Mason nails Simopath:
An unashamedly twee early concept album, The Story of Simon Simopath . . . sounds, like most rock concept albums, like a collection of unconnected songs forced together by the story written in the liner notes. Ignoring the rather silly story (something about a boy who wishes he could fly), what’s left is a regrettably brief but uniformly solid set of well-constructed psych-pop tunes with attractive melodies and rich, semi-orchestrated arrangements.
As does Jim Wirth:
A head-shop fairytale, it charts the adventures of a depressed youngster who finds happiness on the far side of the cosmos after becoming a space pilot, its monstrous tweeness mitigated by brilliant, primary-coloured songs . . . .

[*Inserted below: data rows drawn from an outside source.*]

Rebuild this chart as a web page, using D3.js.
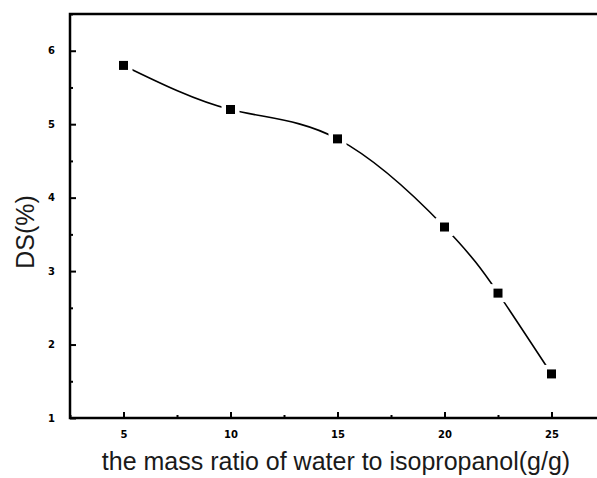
<!DOCTYPE html>
<meta charset="utf-8">
<style>
body { margin: 0; background: #fff; }
.tick text { font-family: "DejaVu Sans", sans-serif; font-weight: bold; font-size: 10px; }
.axis path, .axis line { stroke: #000; stroke-width: 2; }
.title { font-family: "Liberation Sans", Arial, sans-serif; font-size: 25px; fill: #1a1a1a; }
</style>
<body>
<svg width="597" height="478"></svg>
<script src="https://d3js.org/d3.v7.min.js"></script>
<script>

var ratio = [5, 10, 15, 20, 22.5, 25];
var ds = [5.8, 5.2, 4.8, 3.6, 2.7, 1.6];
var xTicks = [5, 10, 15, 20, 25];
var yTicks = [1, 2, 3, 4, 5, 6];

var svg = d3.select("svg"),
    margin = {top: 14, right: -8, bottom: 60, left: 70},
    width = +svg.attr("width") - margin.left - margin.right,
    height = +svg.attr("height") - margin.top - margin.bottom;

var x = d3.scaleLinear().domain([2.5, 27.5]).range([0, width]),
    y = d3.scaleLinear().domain([1, 6.5]).range([height, 0]);

var g = svg.append("g")
    .attr("transform", "translate(" + margin.left + "," + margin.top + ")");

// frame
g.append("rect")
    .attr("width", width)
    .attr("height", height)
    .attr("fill", "none")
    .attr("stroke", "#000")
    .attr("stroke-width", 2.5);

// minor ticks
var xMinor = d3.range(2.5, 27.6, 2.5).filter(function(d) { return xTicks.indexOf(d) < 0; });
var yMinor = d3.range(1.5, 6.6, 1);

g.append("g")
    .attr("class", "axis axis--x")
    .attr("transform", "translate(0," + height + ")")
    .call(d3.axisBottom(x).tickValues(xTicks).tickFormat(d3.format("d")).tickSizeInner(-6).tickSizeOuter(0).tickPadding(13))
    .call(function(a) { a.select(".domain").remove(); });

g.append("g")
    .attr("class", "axis")
    .attr("transform", "translate(0," + height + ")")
    .call(d3.axisBottom(x).tickValues(xMinor).tickSize(-3).tickFormat(""))
    .call(function(a) { a.select(".domain").remove(); });

g.append("g")
    .attr("class", "axis axis--y")
    .call(d3.axisLeft(y).tickValues(yTicks).tickFormat(d3.format("d")).tickSizeInner(-6).tickSizeOuter(0).tickPadding(15))
    .call(function(a) { a.select(".domain").remove(); });

g.append("g")
    .attr("class", "axis")
    .call(d3.axisLeft(y).tickValues(yMinor).tickSize(-3).tickFormat(""))
    .call(function(a) { a.select(".domain").remove(); });

var data = ratio.map(function(r, i) { return {x: r, y: ds[i]}; });

var line = d3.line()
    .x(function(d) { return x(d.x); })
    .y(function(d) { return y(d.y); })
    .curve(d3.curveNatural);

g.append("path")
    .datum(data)
    .attr("fill", "none")
    .attr("stroke", "#000")
    .attr("stroke-width", 1.6)
    .attr("d", line);

// white halo gives the gap between line and marker
g.selectAll(".halo")
    .data(data)
  .enter().append("rect")
    .attr("class", "halo")
    .attr("x", function(d) { return x(d.x) - 9; })
    .attr("y", function(d) { return y(d.y) - 9; })
    .attr("width", 18)
    .attr("height", 18)
    .attr("fill", "#fff");

g.selectAll(".pt")
    .data(data)
  .enter().append("rect")
    .attr("class", "pt")
    .attr("x", function(d) { return x(d.x) - 4.5; })
    .attr("y", function(d) { return y(d.y) - 4.5; })
    .attr("width", 9)
    .attr("height", 9)
    .attr("fill", "#000");

svg.append("text")
    .attr("class", "title")
    .attr("text-anchor", "middle")
    .attr("x", 336)
    .attr("y", 470)
    .text("the mass ratio of water to isopropanol(g/g)");

svg.append("text")
    .attr("class", "title")
    .attr("text-anchor", "middle")
    .attr("transform", "translate(34,232) rotate(-90)")
    .text("DS(%)");

</script>
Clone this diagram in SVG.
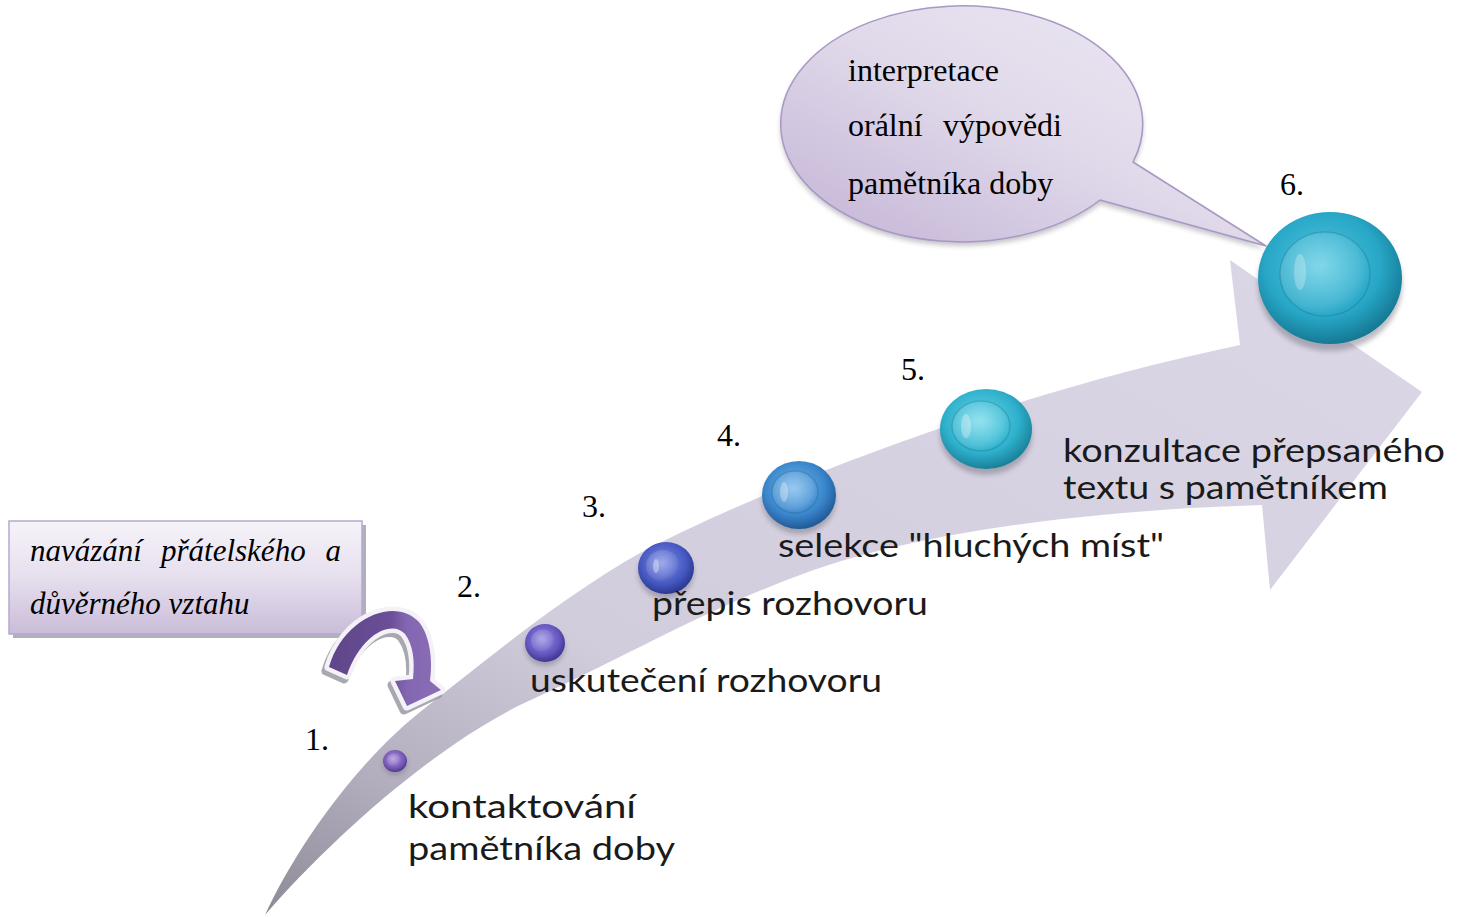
<svg xmlns="http://www.w3.org/2000/svg" width="1464" height="917" viewBox="0 0 1464 917">
<style>
.num{font-family:"Liberation Serif","Times New Roman",serif;font-size:32px;fill:#000}
.lbl{font-family:Lato,"Open Sans","DejaVu Sans",sans-serif;font-size:32px;fill:#1a1a1a}
.ser{font-family:"Liberation Serif","Times New Roman",serif;font-size:32px;fill:#000}
.it{font-style:italic;font-size:31px}
.shd{fill:#6a6a78;opacity:0.45;filter:url(#blur)}
.ring{stroke:#0e5f78;stroke-opacity:0.25;stroke-width:1.5}
</style>
<defs>
<filter id="blur" x="-30%" y="-30%" width="160%" height="160%"><feGaussianBlur stdDeviation="2.5"/></filter>
<linearGradient id="bandG" x1="0" y1="1" x2="1" y2="0">
<stop offset="0" stop-color="#8e8a97"/>
<stop offset="0.15" stop-color="#b3aebe"/>
<stop offset="0.35" stop-color="#d2cddd"/>
<stop offset="1" stop-color="#dcd7e7"/>
</linearGradient>
<linearGradient id="boxG" x1="0" y1="0" x2="0" y2="1">
<stop offset="0" stop-color="#f6f3f9"/>
<stop offset="0.5" stop-color="#e6dfee"/>
<stop offset="1" stop-color="#c9bcd9"/>
</linearGradient>
<linearGradient id="bubG" x1="1" y1="0" x2="0" y2="1">
<stop offset="0" stop-color="#eeeaf4"/>
<stop offset="0.5" stop-color="#e0d9ea"/>
<stop offset="1" stop-color="#c2b2d5"/>
</linearGradient>
<linearGradient id="curG" x1="0" y1="0" x2="1" y2="0">
<stop offset="0" stop-color="#5f4589"/>
<stop offset="0.55" stop-color="#6a4f98"/>
<stop offset="0.7" stop-color="#8467b2"/>
<stop offset="1" stop-color="#8a6cb6"/>
</linearGradient>
<radialGradient id="s1" cx="0.45" cy="0.4" r="0.62"><stop offset="0" stop-color="#a88bd8"/><stop offset="0.65" stop-color="#7a5cb8"/><stop offset="1" stop-color="#4b3487"/></radialGradient>
<radialGradient id="s2" cx="0.45" cy="0.4" r="0.62"><stop offset="0" stop-color="#9186e0"/><stop offset="0.65" stop-color="#6457c0"/><stop offset="1" stop-color="#3a318c"/></radialGradient>
<radialGradient id="s3" cx="0.45" cy="0.4" r="0.62"><stop offset="0" stop-color="#7b8ce2"/><stop offset="0.65" stop-color="#4759c2"/><stop offset="1" stop-color="#27348c"/></radialGradient>
<radialGradient id="s4" cx="0.45" cy="0.4" r="0.62"><stop offset="0" stop-color="#74b6ea"/><stop offset="0.65" stop-color="#3a86cc"/><stop offset="1" stop-color="#1d5692"/></radialGradient>
<radialGradient id="s5" cx="0.45" cy="0.4" r="0.62"><stop offset="0" stop-color="#6cd8ea"/><stop offset="0.65" stop-color="#2eb0cc"/><stop offset="1" stop-color="#187c94"/></radialGradient>
<radialGradient id="s6" cx="0.45" cy="0.4" r="0.62"><stop offset="0" stop-color="#52c8e2"/><stop offset="0.65" stop-color="#27a6c6"/><stop offset="1" stop-color="#137590"/></radialGradient>
<radialGradient id="inn" cx="0.4" cy="0.4" r="0.6"><stop offset="0" stop-color="#ffffff" stop-opacity="0.28"/><stop offset="0.8" stop-color="#ffffff" stop-opacity="0.1"/><stop offset="1" stop-color="#ffffff" stop-opacity="0"/></radialGradient>
<path id="curv" d="M329,667 C343,618 395,596 419,622 C430,636 433,660 430,681 L441,690 L407,706 L395,681 L413,679 C415,660 413,645 405,634 C393,620 362,632 347,675 Z"/>
</defs>

<rect width="1464" height="917" fill="#ffffff"/>

<g id="main-arrow">
<path d="M265,915 C300,840 360,760 420,712 C480,665 560,598 640,553 C760,490 1000,395 1240,345 L1230,260 L1422,392 L1270,590 L1262,505 C1100,510 920,530 800,575 C700,612 620,660 520,705 C430,750 330,840 265,915 Z" fill="url(#bandG)"/>
</g>

<g id="note-box">
<rect x="13" y="525" width="353" height="113" fill="#9c9ca6" opacity="0.8"/>
<rect x="9" y="521" width="353" height="113" fill="url(#boxG)" stroke="#b6a9cf" stroke-width="1.5"/>
<text class="ser it" x="30" y="561">navázání</text>
<text class="ser it" x="161" y="561">přátelského</text>
<text class="ser it" x="341" y="561" text-anchor="end">a</text>
<text class="ser it" x="30" y="614">důvěrného vztahu</text>
</g>

<g id="connectors">
<use href="#curv" fill="#8c8c96" stroke="#8c8c96" stroke-width="9" stroke-linejoin="round" opacity="0.75" transform="translate(-3,4)"/>
<use href="#curv" fill="#f4f2f7" stroke="#f4f2f7" stroke-width="9" stroke-linejoin="round"/>
<use href="#curv" fill="url(#curG)"/>
</g>

<g id="step1">
<ellipse class="shd" cx="395" cy="764" rx="12" ry="11"/>
<ellipse cx="395" cy="761" rx="12" ry="11" fill="url(#s1)"/>
<ellipse cx="394" cy="760" rx="7" ry="6.5" fill="url(#inn)"/>
<text class="num" x="305" y="750">1.</text>
<text class="lbl" x="408" y="818" textLength="228" lengthAdjust="spacingAndGlyphs">kontaktování</text>
<text class="lbl" x="408" y="860" textLength="267" lengthAdjust="spacingAndGlyphs">pamětníka doby</text>
</g>

<g id="step2">
<ellipse class="shd" cx="545" cy="647" rx="20" ry="19"/>
<ellipse cx="545" cy="643" rx="20" ry="19" fill="url(#s2)"/>
<ellipse cx="543" cy="641" rx="12" ry="11.5" fill="url(#inn)"/>
<text class="num" x="457" y="597">2.</text>
<text class="lbl" x="530" y="692" textLength="352" lengthAdjust="spacingAndGlyphs">uskutečení rozhovoru</text>
</g>

<g id="step3">
<ellipse class="shd" cx="666" cy="573" rx="28" ry="26"/>
<ellipse cx="666" cy="568" rx="28" ry="26" fill="url(#s3)"/>
<ellipse cx="663" cy="566" rx="17" ry="16" fill="url(#inn)"/>
<ellipse cx="656" cy="566" rx="3" ry="7" fill="#ffffff" opacity="0.35"/>
<text class="num" x="582" y="517">3.</text>
<text class="lbl" x="652" y="615" textLength="276" lengthAdjust="spacingAndGlyphs">přepis rozhovoru</text>
</g>

<g id="step4">
<ellipse class="shd" cx="799" cy="500" rx="37" ry="34"/>
<ellipse cx="799" cy="495" rx="37" ry="34" fill="url(#s4)"/>
<ellipse class="ring" cx="795" cy="492" rx="23" ry="21" fill="url(#inn)"/>
<ellipse cx="784" cy="492" rx="4" ry="10" fill="#ffffff" opacity="0.3"/>
<text class="num" x="717" y="446">4.</text>
<text class="lbl" x="778" y="557" textLength="386" lengthAdjust="spacingAndGlyphs">selekce "hluchých míst"</text>
</g>

<g id="step5">
<ellipse class="shd" cx="986" cy="435" rx="46" ry="40"/>
<ellipse cx="986" cy="429" rx="46" ry="40" fill="url(#s5)"/>
<ellipse class="ring" cx="981" cy="426" rx="29" ry="25" fill="url(#inn)"/>
<ellipse cx="966" cy="426" rx="5" ry="12" fill="#ffffff" opacity="0.3"/>
<text class="num" x="901" y="380">5.</text>
<text class="lbl" x="1063" y="462" textLength="382" lengthAdjust="spacingAndGlyphs">konzultace přepsaného</text>
<text class="lbl" x="1063" y="499" textLength="325" lengthAdjust="spacingAndGlyphs">textu s pamětníkem</text>
</g>

<g id="callout">
<path d="M1133,162 L1266,246 L1100,200 A181,118 0 1 1 1133,162 Z" fill="#8a8a96" opacity="0.5" transform="translate(0,4)" filter="url(#blur)"/>
<path d="M1133,162 L1266,246 L1100,200 A181,118 0 1 1 1133,162 Z" fill="url(#bubG)" stroke="#a898c4" stroke-width="1.5" stroke-linejoin="round"/>
<text class="ser" x="848" y="81">interpretace</text>
<text class="ser" x="848" y="136">orální</text>
<text class="ser" x="1062" y="136" text-anchor="end">výpovědi</text>
<text class="ser" x="848" y="194">pamětníka doby</text>
</g>

<g id="step6">
<ellipse class="shd" cx="1330" cy="285" rx="72" ry="66"/>
<ellipse cx="1330" cy="278" rx="72" ry="66" fill="url(#s6)"/>
<ellipse class="ring" cx="1325" cy="274" rx="45" ry="42" fill="url(#inn)"/>
<ellipse cx="1300" cy="272" rx="6" ry="18" fill="#ffffff" opacity="0.25"/>
<text class="num" x="1280" y="195">6.</text>
</g>
</svg>
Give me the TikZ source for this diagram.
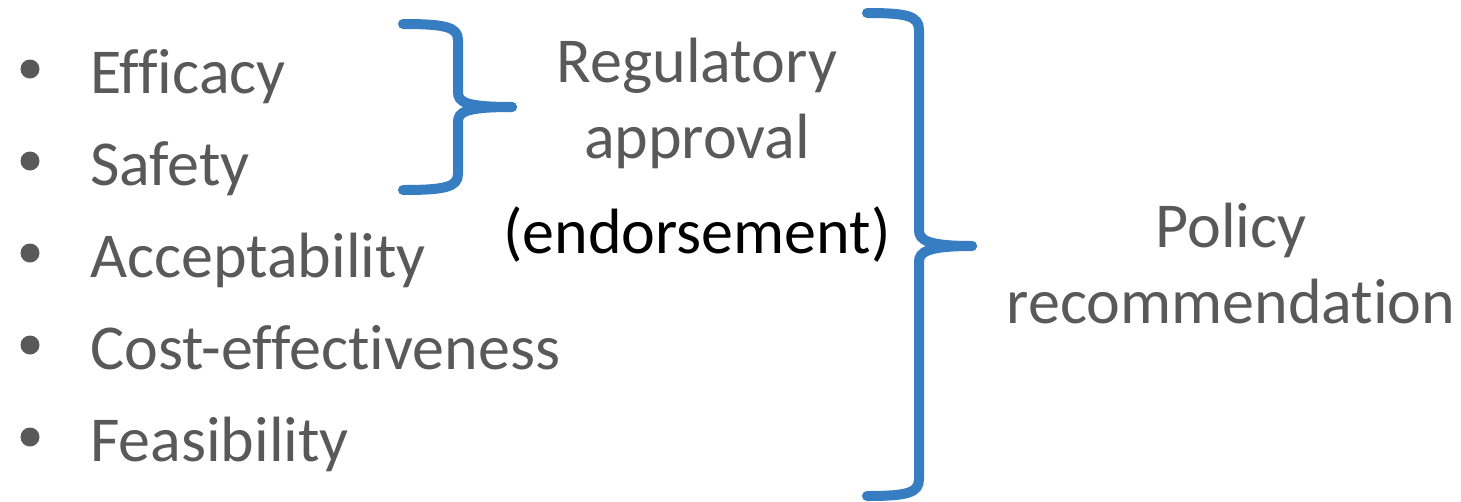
\documentclass[tikz,border=0pt]{standalone}
\usepackage{fontspec}
\setmainfont[Ligatures=CommonOff]{Carlito}
\usetikzlibrary{positioning}
\definecolor{txtgray}{RGB}{89,89,89}
\definecolor{braceblue}{RGB}{55,125,193}
\tikzset{item/.style={anchor=base west, inner sep=0pt, text=txtgray, font=\fontsize{64}{64}\selectfont}}
\tikzset{dot/.style={circle, fill=txtgray, inner sep=0pt, minimum size=19pt}}
\tikzset{lbl/.style={inner sep=0pt, align=center, text=txtgray, font=\fontsize{64}{76}\selectfont}}
\tikzset{brace/.style={draw=braceblue, line width=10pt, line cap=round}}

\begin{document}
\begin{tikzpicture}[x=1pt, y=-1pt]
    \useasboundingbox (0,0) rectangle (1461,501);
    % criteria list
    \foreach \name/\txt/\yb in {eff/Efficacy/93, saf/Safety/185, acc/Acceptability/277,
        cost/Cost-effectiveness/369, feas/Feasibility/461} {
        \node[item] (\name) at (90,\yb) {\txt};
        \node[dot] (\name-dot) at (30,\yb-24) {};
    }
    % labels
    \node[lbl] (reg) at (697,103) {Regulatory\\approval};
    \node[lbl, text=black, anchor=base] (endo) at (697,253) {(endorsement)};
    \node[lbl] (pol) at (1231,264) {Policy\\recommendation};
    % small brace
    \coordinate (sb-top) at (403,24);
    \coordinate (sb-tip) at (512,107);
    \coordinate (sb-bot) at (403,190);
    \draw[brace] (sb-top) .. controls (445,24) and (458,27) .. (458,40)
        -- (458,92) .. controls (458,102) and (465,107) .. (sb-tip);
    \draw[brace] (sb-bot) .. controls (445,190) and (458,187) .. (458,174)
        -- (458,122) .. controls (458,112) and (465,107) .. (sb-tip);
    % big brace
    \coordinate (bb-top) at (867,13);
    \coordinate (bb-tip) at (972,246);
    \coordinate (bb-bot) at (867,496);
    \draw[brace] (bb-top) .. controls (907,13) and (919,16) .. (919,30)
        -- (919,230) .. controls (919,240) and (927,246) .. (bb-tip);
    \draw[brace] (bb-bot) .. controls (907,496) and (919,493) .. (919,479)
        -- (919,262) .. controls (919,252) and (927,246) .. (bb-tip);
\end{tikzpicture}
\end{document}
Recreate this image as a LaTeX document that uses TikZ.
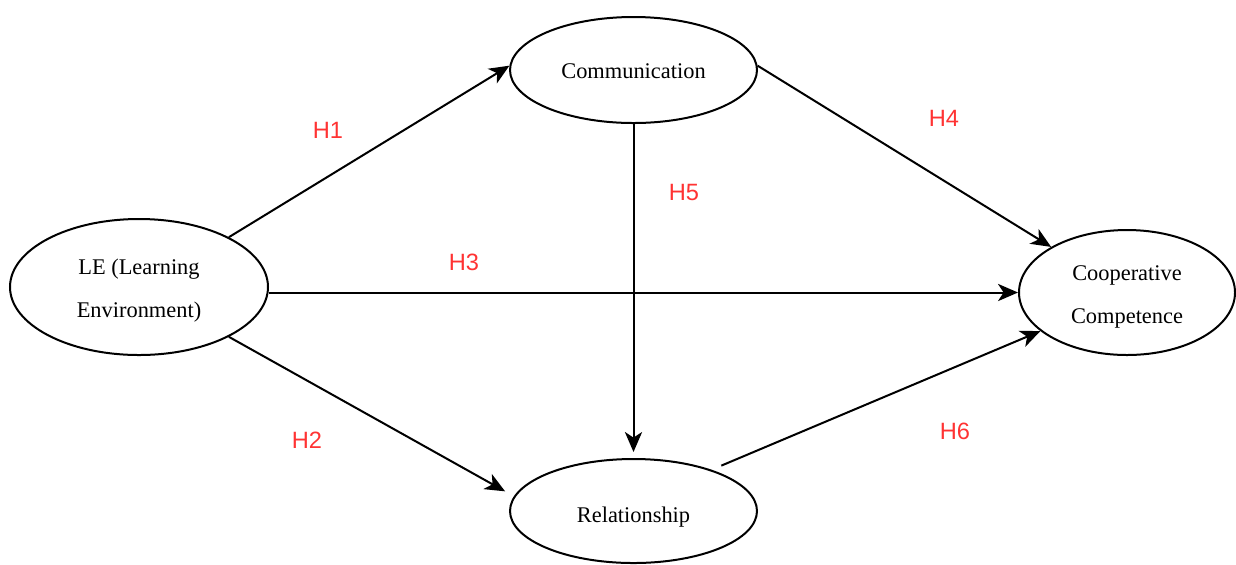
\documentclass[tikz,border=0pt]{standalone}
\usepackage{fontspec}
\setmainfont{Liberation Serif}
\newfontfamily\labelfont{Liberation Sans}
\usetikzlibrary{arrows.meta,shapes.geometric}
\definecolor{hred}{RGB}{255,51,51}
\begin{document}
\begin{tikzpicture}[x=0.5pt,y=-0.5pt,
  latent/.style={draw=black,line width=1pt,ellipse,inner sep=0pt},
  lab/.style={align=center,inner sep=0pt,font=\fontsize{11.2}{21.5}\selectfont},
  path/.style={draw=black,line width=1pt,-{Stealth[length=10pt,width=8.6pt,inset=2.8pt]}},
  hyp/.style={text=hred,font=\labelfont\fontsize{11.8}{13}\selectfont,inner sep=0pt}]
\useasboundingbox (0,0) rectangle (1236,564);
\node[latent,minimum width=129pt,minimum height=68pt,
  label={[lab,yshift=-2pt]center:LE (Learning\\Environment)}] (le) at (139,287) {};
\node[latent,minimum width=123.5pt,minimum height=53pt,
  label={[lab,yshift=-0.6pt]center:Communication}] (comm) at (633.5,70) {};
\node[latent,minimum width=123.5pt,minimum height=52pt,
  label={[lab,yshift=-2.8pt]center:Relationship}] (rel) at (633.5,511) {};
\node[latent,minimum width=108pt,minimum height=62.5pt,
  label={[lab,yshift=-2.4pt]center:Cooperative\\Competence}] (cc) at (1127,292.5) {};
\coordinate (h2end) at ([shift={(-17,4)}]rel.168);
\coordinate (h6start) at ([shift={(10,-4)}]rel.28);
\path[path] (le.29) -- (comm.178);
\path[path] (le.-29) -- (h2end);
\path[path] (cc.west -| le.east) -- (cc.west);
\path[path] (comm.2) -- (cc.149.5);
\path[path,shorten >=3pt] (comm.south) -- (rel.north);
\path[path] (h6start) -- (cc.204);
\node[hyp] (h1) at (328,130) {H1};
\node[hyp] (h2) at (307,440) {H2};
\node[hyp] (h3) at (464,262) {H3};
\node[hyp] (h4) at (944,118) {H4};
\node[hyp] (h5) at (684,192) {H5};
\node[hyp] (h6) at (955,431) {H6};
\end{tikzpicture}
\end{document}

Wirth notes that “Pentecost Hotel” is the “lush centrepiece” of Simopath, “promis[ing] a refuge for ‘people with a passport of insanity’, a moving exemplar of how Nirvana hinted at emotional fragility behind their crushed-velvet wall of sound.” And Melanie Blue’s liner notes to the CD reissue of Simopath effuses that “‘Pentecost Hotel’ boast[s] a superb orchestral score . . . combining a haunting melody with a sing-a-long chorus — perfect pop!” Yes, yes it is. But, as Blue’s notes note, “No dice! Radio One was having none of it — although over in Europe sales were much better.”
I would have loved to see a mash-up of the two Nirvanas. Imagine Cobain setting “Pentecost Hotel”‘s lyrics to music!